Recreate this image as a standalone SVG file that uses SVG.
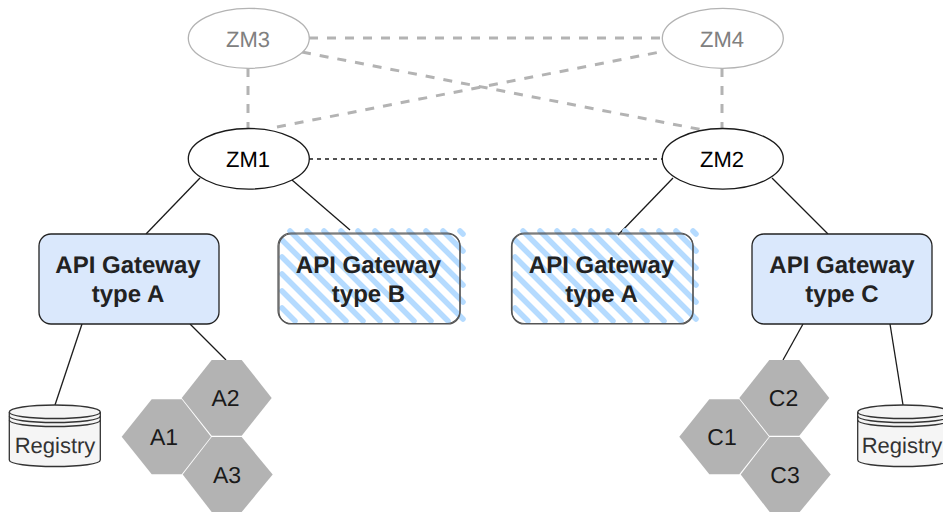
<svg xmlns="http://www.w3.org/2000/svg" width="943" height="512" viewBox="0 0 943 512">
  <style>
    text { font-family: "Liberation Sans", Arial, sans-serif; text-anchor: middle; text-rendering: geometricPrecision; }
    .zm { font-size: 22px; fill: #000; }
    .zmg { font-size: 22px; fill: #808080; }
    .el { fill: #fff; stroke: #1a1a1a; stroke-width: 1.3; }
    .elg { fill: #fff; stroke: #b3b3b3; stroke-width: 1.3; }
    .gw { font-size: 24px; font-weight: bold; fill: #222; }
    .box { fill: #dae8fc; stroke: #222; stroke-width: 1.3; }
    .sk { fill: none; stroke: #555; stroke-width: 1.2; }
    .hatch { fill: none; stroke: #b5dbff; stroke-width: 5.500; stroke-linecap: round; }
    .hex { fill: #b3b3b3; }
    .hext { font-size: 23px; fill: #1a1a1a; }
    .db { fill: #f5f5f5; stroke: #333; stroke-width: 1.3; }
    .dbl { fill: none; stroke: #333; stroke-width: 1.3; }
    .dbt { font-size: 22px; fill: #333; }
    .line { fill: none; stroke: #1a1a1a; stroke-width: 1.3; }
    .dash { fill: none; stroke: #1a1a1a; stroke-width: 1.3; stroke-dasharray: 4 4; }
    .gdash { fill: none; stroke: #b3b3b3; stroke-width: 3; stroke-dasharray: 9 9; }
  </style>
  <defs>
    <path id="hatchLines" class="hatch" d="M0 77L13 90M0 60L30 90M0 43L47 90M0 26L64 90M0 9L81 90M8 0L98 90M25 0L115 90M42 0L132 90M59 0L149 90M76 0L166 90M93 0L181 88M110 0L181 71M127 0L181 54M144 0L181 37M161 0L181 20M178 0L181 3"/>
    <g id="cyl">
      <path class="db" d="M0 7V55C0 59 20 61.500 45.500 61.500S91 59 91 55V7C91 3 71 0 45.500 0S0 3 0 7Z"/>
      <path class="dbl" d="M0 7C0 11 20 13.500 45.500 13.500S91 11 91 7M0 11C0 15 20 17.500 45.500 17.500S91 15 91 11M0 15C0 19 20 21.500 45.500 21.500S91 19 91 15"/>
    </g>
  </defs>

  <g id="connectors">
    <path class="gdash" d="M248 68V128"/>
    <path class="gdash" d="M722 68V128"/>
    <path class="gdash" d="M309 38H662"/>
    <path class="gdash" d="M302 52L703 130"/>
    <path class="gdash" d="M277 127L660 52"/>
    <path class="dash" d="M309 159H662"/>
    <path class="line" d="M200 178L146 234"/>
    <path class="line" d="M292 180L350 230"/>
    <path class="line" d="M673 178L618 235"/>
    <path class="line" d="M772 178L828 234"/>
    <path class="line" d="M82 324L55 405"/>
    <path class="line" d="M190 324L226 360"/>
    <path class="line" d="M803 324L783 360"/>
    <path class="line" d="M890 324L903 405"/>
  </g>

  <g id="zm3"><ellipse class="elg" cx="248.800" cy="38.300" rx="60.500" ry="30"/><text class="zmg" x="248" y="46.500">ZM3</text></g>
  <g id="zm4"><ellipse class="elg" cx="722.800" cy="38.300" rx="60.500" ry="30"/><text class="zmg" x="722" y="46.500">ZM4</text></g>
  <g id="zm1"><ellipse class="el" cx="248.800" cy="158.800" rx="60.500" ry="30.300"/><text class="zm" x="248" y="167">ZM1</text></g>
  <g id="zm2"><ellipse class="el" cx="722.800" cy="158.800" rx="60.500" ry="30.300"/><text class="zm" x="722" y="167">ZM2</text></g>

  <g id="gw-a1">
    <rect class="box" x="39" y="234" width="180" height="90" rx="12"/>
    <text class="gw" x="128" y="273">API Gateway</text>
    <text class="gw" x="128" y="302">type A</text>
  </g>
  <g id="gw-b">
    <use href="#hatchLines" x="282" y="231"/>
    <rect class="sk" x="279" y="234" width="181" height="90" rx="12"/>
    <rect class="sk" x="278" y="233" width="182" height="90.500" rx="13"/>
    <text class="gw" x="368.500" y="273">API Gateway</text>
    <text class="gw" x="368.500" y="302">type B</text>
  </g>
  <g id="gw-a2">
    <use href="#hatchLines" x="515" y="231"/>
    <rect class="sk" x="512" y="234" width="181" height="90" rx="12"/>
    <rect class="sk" x="511.500" y="233" width="181.500" height="90.500" rx="13"/>
    <text class="gw" x="601.500" y="273">API Gateway</text>
    <text class="gw" x="601.500" y="302">type A</text>
  </g>
  <g id="gw-c">
    <rect class="box" x="752" y="234" width="180" height="90" rx="12"/>
    <text class="gw" x="842" y="273">API Gateway</text>
    <text class="gw" x="842" y="302">type C</text>
  </g>

  <g id="registry-a">
    <use href="#cyl" x="9.300" y="405"/>
    <text class="dbt" x="55" y="453">Registry</text>
  </g>
  <g id="registry-c">
    <use href="#cyl" x="857.700" y="405"/>
    <text class="dbt" x="902" y="453">Registry</text>
  </g>

  <g id="a1"><polygon class="hex" points="121.700,436.700 151.700,399.300 181.700,399.300 211,436.700 181.700,474.300 151.700,474.300"/><text class="hext" x="164" y="445">A1</text></g>
  <g id="a2"><polygon class="hex" points="181.700,398 211.700,360 241.700,360 271.700,398 241.700,435.700 211.700,435.700"/><text class="hext" x="225.500" y="406">A2</text></g>
  <g id="a3"><polygon class="hex" points="182.700,474.500 211.700,437 241.700,437 272.700,474.500 241.700,512 211.700,512"/><text class="hext" x="227" y="483">A3</text></g>
  <g id="c1"><polygon class="hex" points="679.300,436.700 709.300,399.300 739.300,399.300 769,436.700 739.300,474.300 709.300,474.300"/><text class="hext" x="722" y="445">C1</text></g>
  <g id="c2"><polygon class="hex" points="739.300,398 769.300,360 799.300,360 829.300,398 799.300,435.700 769.300,435.700"/><text class="hext" x="783.500" y="406">C2</text></g>
  <g id="c3"><polygon class="hex" points="740.700,474.500 769.700,437 799.700,437 830.700,474.500 799.700,512 769.700,512"/><text class="hext" x="785" y="483">C3</text></g>
</svg>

• [GOAL]: Restate the data above exactly, stripping out each image.

• [EXERCISE ANSWER]:
Recreate this image as a standalone SVG file that uses SVG.
<svg xmlns="http://www.w3.org/2000/svg" width="943" height="512" viewBox="0 0 943 512">
  <style>
    text { font-family: "Liberation Sans", Arial, sans-serif; text-anchor: middle; text-rendering: geometricPrecision; }
    .zm { font-size: 22px; fill: #000; }
    .zmg { font-size: 22px; fill: #808080; }
    .el { fill: #fff; stroke: #1a1a1a; stroke-width: 1.3; }
    .elg { fill: #fff; stroke: #b3b3b3; stroke-width: 1.3; }
    .gw { font-size: 24px; font-weight: bold; fill: #222; }
    .box { fill: #dae8fc; stroke: #222; stroke-width: 1.3; }
    .sk { fill: none; stroke: #555; stroke-width: 1.2; }
    .hatch { fill: none; stroke: #b5dbff; stroke-width: 5.500; stroke-linecap: round; }
    .hex { fill: #b3b3b3; }
    .hext { font-size: 23px; fill: #1a1a1a; }
    .db { fill: #f5f5f5; stroke: #333; stroke-width: 1.3; }
    .dbl { fill: none; stroke: #333; stroke-width: 1.3; }
    .dbt { font-size: 22px; fill: #333; }
    .line { fill: none; stroke: #1a1a1a; stroke-width: 1.3; }
    .dash { fill: none; stroke: #1a1a1a; stroke-width: 1.3; stroke-dasharray: 4 4; }
    .gdash { fill: none; stroke: #b3b3b3; stroke-width: 3; stroke-dasharray: 9 9; }
  </style>
  <defs>
    <path id="hatchLines" class="hatch" d="M0 77L13 90M0 60L30 90M0 43L47 90M0 26L64 90M0 9L81 90M8 0L98 90M25 0L115 90M42 0L132 90M59 0L149 90M76 0L166 90M93 0L181 88M110 0L181 71M127 0L181 54M144 0L181 37M161 0L181 20M178 0L181 3"/>
    <g id="cyl">
      <path class="db" d="M0 7V55C0 59 20 61.500 45.500 61.500S91 59 91 55V7C91 3 71 0 45.500 0S0 3 0 7Z"/>
      <path class="dbl" d="M0 7C0 11 20 13.500 45.500 13.500S91 11 91 7M0 11C0 15 20 17.500 45.500 17.500S91 15 91 11M0 15C0 19 20 21.500 45.500 21.500S91 19 91 15"/>
    </g>
  </defs>

  <g id="connectors">
    <path class="gdash" d="M248 68V128"/>
    <path class="gdash" d="M722 68V128"/>
    <path class="gdash" d="M309 38H662"/>
    <path class="gdash" d="M302 52L703 130"/>
    <path class="gdash" d="M277 127L660 52"/>
    <path class="dash" d="M309 159H662"/>
    <path class="line" d="M200 178L146 234"/>
    <path class="line" d="M292 180L350 230"/>
    <path class="line" d="M673 178L618 235"/>
    <path class="line" d="M772 178L828 234"/>
    <path class="line" d="M82 324L55 405"/>
    <path class="line" d="M190 324L226 360"/>
    <path class="line" d="M803 324L783 360"/>
    <path class="line" d="M890 324L903 405"/>
  </g>

  <g id="zm3"><ellipse class="elg" cx="248.800" cy="38.300" rx="60.500" ry="30"/><text class="zmg" x="248" y="46.500">ZM3</text></g>
  <g id="zm4"><ellipse class="elg" cx="722.800" cy="38.300" rx="60.500" ry="30"/><text class="zmg" x="722" y="46.500">ZM4</text></g>
  <g id="zm1"><ellipse class="el" cx="248.800" cy="158.800" rx="60.500" ry="30.300"/><text class="zm" x="248" y="167">ZM1</text></g>
  <g id="zm2"><ellipse class="el" cx="722.800" cy="158.800" rx="60.500" ry="30.300"/><text class="zm" x="722" y="167">ZM2</text></g>

  <g id="gw-a1">
    <rect class="box" x="39" y="234" width="180" height="90" rx="12"/>
    <text class="gw" x="128" y="273">API Gateway</text>
    <text class="gw" x="128" y="302">type A</text>
  </g>
  <g id="gw-b">
    <use href="#hatchLines" x="282" y="231"/>
    <rect class="sk" x="279" y="234" width="181" height="90" rx="12"/>
    <rect class="sk" x="278" y="233" width="182" height="90.500" rx="13"/>
    <text class="gw" x="368.500" y="273">API Gateway</text>
    <text class="gw" x="368.500" y="302">type B</text>
  </g>
  <g id="gw-a2">
    <use href="#hatchLines" x="515" y="231"/>
    <rect class="sk" x="512" y="234" width="181" height="90" rx="12"/>
    <rect class="sk" x="511.500" y="233" width="181.500" height="90.500" rx="13"/>
    <text class="gw" x="601.500" y="273">API Gateway</text>
    <text class="gw" x="601.500" y="302">type A</text>
  </g>
  <g id="gw-c">
    <rect class="box" x="752" y="234" width="180" height="90" rx="12"/>
    <text class="gw" x="842" y="273">API Gateway</text>
    <text class="gw" x="842" y="302">type C</text>
  </g>

  <g id="registry-a">
    <use href="#cyl" x="9.300" y="405"/>
    <text class="dbt" x="55" y="453">Registry</text>
  </g>
  <g id="registry-c">
    <use href="#cyl" x="857.700" y="405"/>
    <text class="dbt" x="902" y="453">Registry</text>
  </g>

  <g id="a1"><polygon class="hex" points="121.700,436.700 151.700,399.300 181.700,399.300 211,436.700 181.700,474.300 151.700,474.300"/><text class="hext" x="164" y="445">A1</text></g>
  <g id="a2"><polygon class="hex" points="181.700,398 211.700,360 241.700,360 271.700,398 241.700,435.700 211.700,435.700"/><text class="hext" x="225.500" y="406">A2</text></g>
  <g id="a3"><polygon class="hex" points="182.700,474.500 211.700,437 241.700,437 272.700,474.500 241.700,512 211.700,512"/><text class="hext" x="227" y="483">A3</text></g>
  <g id="c1"><polygon class="hex" points="679.300,436.700 709.300,399.300 739.300,399.300 769,436.700 739.300,474.300 709.300,474.300"/><text class="hext" x="722" y="445">C1</text></g>
  <g id="c2"><polygon class="hex" points="739.300,398 769.300,360 799.300,360 829.300,398 799.300,435.700 769.300,435.700"/><text class="hext" x="783.500" y="406">C2</text></g>
  <g id="c3"><polygon class="hex" points="740.700,474.500 769.700,437 799.700,437 830.700,474.500 799.700,512 769.700,512"/><text class="hext" x="785" y="483">C3</text></g>
</svg>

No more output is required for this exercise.